I went to the Art Game Labs panel on game development at the SFMOMA last night and my head is still spinning with the revolutionary topics that were discussed. Seriously, I think I’ll be chewing on this gristly chunk of ideas for a long time.
The panel began as a discussion on gamification of life and using games as a tool through which to access the art and culture offered by museums; basically, museums are increasingly turning to games as a way to break from the norm of museum culture and encourage visitors to engage with art on a more active level. The conversation quickly evolved from “games as a way to engage with artwork” into “games as artwork” where the games themselves become the museum pieces. This elevation from Game Designer to Game Artist seemed to please a few of the panel members.

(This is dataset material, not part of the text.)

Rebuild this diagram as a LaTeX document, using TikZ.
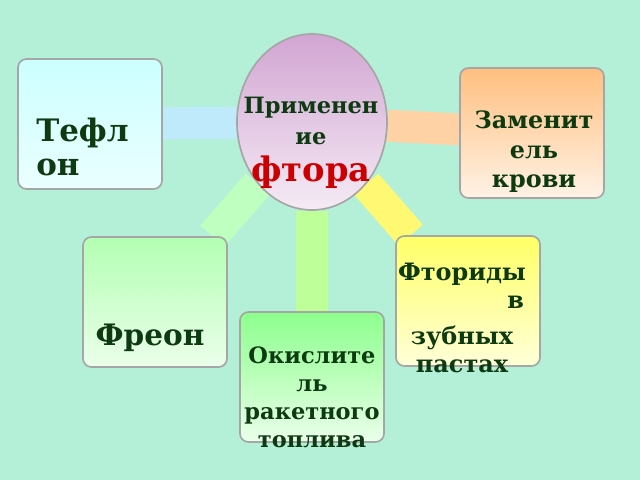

The event featured 5 game designers and several of the games they had developed for the event. Of particular interest was the work of SF game design company Situate, who specialize in real-world social gaming. This is game design on a massive scale. Their games have turned the streets of San Francisco into a citywide game of tag or converted entire museums into interactive scavenger hunts. As an aspiring game designer, I often find myself looking for where to apply my passion and talents; do I focus on video game development? Social gaming? Board games? Situate’s discussion opened my mind to a whole new form of game — no-tech gaming that augments our own reality rather than relying on a vehicle to deliver the game to us, be it board, book or console.
Other panel members touched on the corporatization of the game industry and the elitist atmosphere at such events as GDC, bemoaning the loss of a truly independent game development culture.
Efforts to create a venue for the unsung indy developers were highlighted, such as rave-esque warehouse parties of Babycasltes in New York or the nascent Glitch Lab in LA. The lack of such a space in San Francisco, ground zero of game design, has my mind going in interesting directions.
If you have time, head over to SFMOMA and check out some of the games yourself. The panel is over, but the panelists’ games are still available for exploration.
In other news, I am working on turning this page into a portfolio/resume page and migrating my blog to a new site (name TBD). Still working on site design, but expect changes in the future.